#### TASK TO COMPLETE:
Your task is to write out only the lines running from the line with "Output the Python" to the line with "crp_err = [3.1, 3.1]", both ends kept, with no images.

─── RECORDED INFORMATION

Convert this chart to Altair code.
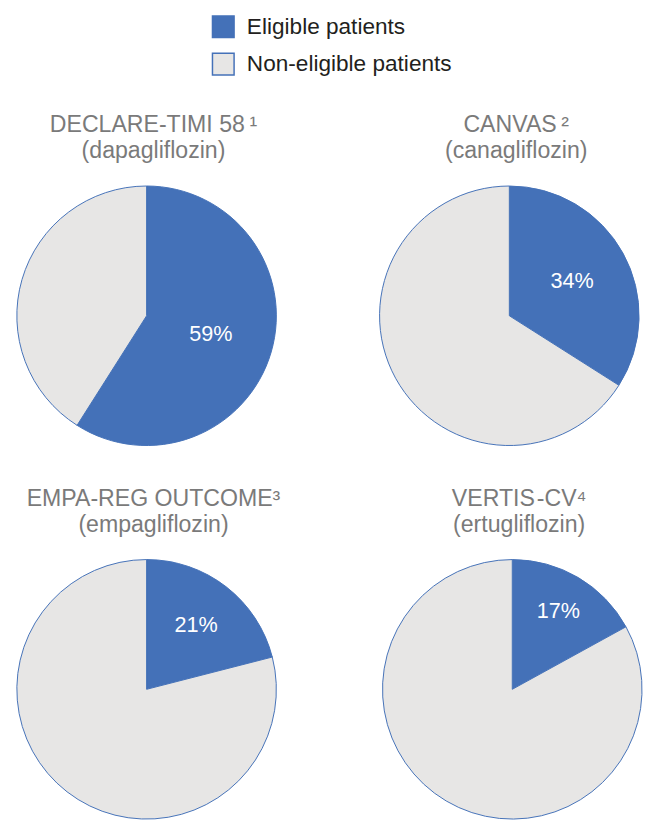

──────
─── RECORDED INFORMATION

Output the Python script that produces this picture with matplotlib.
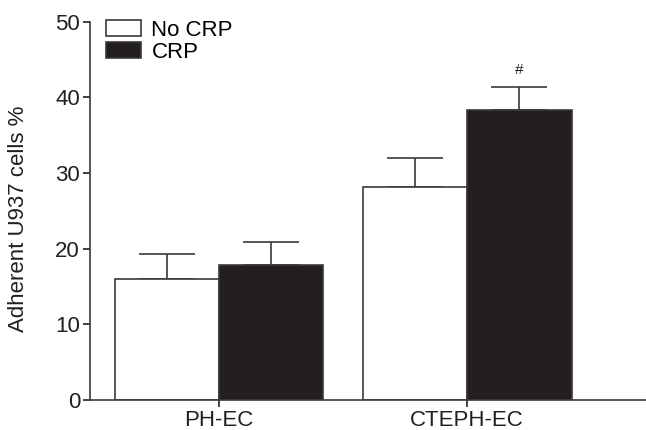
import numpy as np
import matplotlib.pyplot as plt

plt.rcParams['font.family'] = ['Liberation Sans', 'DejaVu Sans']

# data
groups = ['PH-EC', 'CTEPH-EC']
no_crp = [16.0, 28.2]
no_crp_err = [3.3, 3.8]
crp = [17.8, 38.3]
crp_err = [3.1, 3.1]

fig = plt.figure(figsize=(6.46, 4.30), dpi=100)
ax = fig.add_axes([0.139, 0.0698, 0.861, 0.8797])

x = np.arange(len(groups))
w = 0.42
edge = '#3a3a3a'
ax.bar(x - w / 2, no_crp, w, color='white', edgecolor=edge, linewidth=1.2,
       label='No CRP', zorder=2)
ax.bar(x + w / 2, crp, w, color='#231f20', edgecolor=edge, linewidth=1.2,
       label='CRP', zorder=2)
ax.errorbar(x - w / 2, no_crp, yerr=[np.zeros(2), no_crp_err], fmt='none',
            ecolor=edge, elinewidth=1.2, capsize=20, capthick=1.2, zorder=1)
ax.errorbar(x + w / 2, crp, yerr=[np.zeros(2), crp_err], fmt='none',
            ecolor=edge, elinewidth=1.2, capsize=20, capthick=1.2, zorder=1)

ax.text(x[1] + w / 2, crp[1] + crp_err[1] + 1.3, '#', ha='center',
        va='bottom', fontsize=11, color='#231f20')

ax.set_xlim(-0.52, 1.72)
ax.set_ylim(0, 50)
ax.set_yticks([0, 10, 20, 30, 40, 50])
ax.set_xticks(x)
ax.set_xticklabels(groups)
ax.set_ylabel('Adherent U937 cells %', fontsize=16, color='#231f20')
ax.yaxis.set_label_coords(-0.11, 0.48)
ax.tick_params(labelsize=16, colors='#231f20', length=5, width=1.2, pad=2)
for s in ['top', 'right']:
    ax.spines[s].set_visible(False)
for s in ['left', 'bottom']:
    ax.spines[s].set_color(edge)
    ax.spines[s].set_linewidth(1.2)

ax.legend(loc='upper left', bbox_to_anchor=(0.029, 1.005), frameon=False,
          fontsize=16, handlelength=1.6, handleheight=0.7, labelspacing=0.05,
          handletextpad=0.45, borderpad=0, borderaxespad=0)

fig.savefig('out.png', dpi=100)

──────

#### THE COMPLETED TASK:
Output the Python script that produces this picture with matplotlib.
import numpy as np
import matplotlib.pyplot as plt

plt.rcParams['font.family'] = ['Liberation Sans', 'DejaVu Sans']

# data
groups = ['PH-EC', 'CTEPH-EC']
no_crp = [16.0, 28.2]
no_crp_err = [3.3, 3.8]
crp = [17.8, 38.3]
crp_err = [3.1, 3.1]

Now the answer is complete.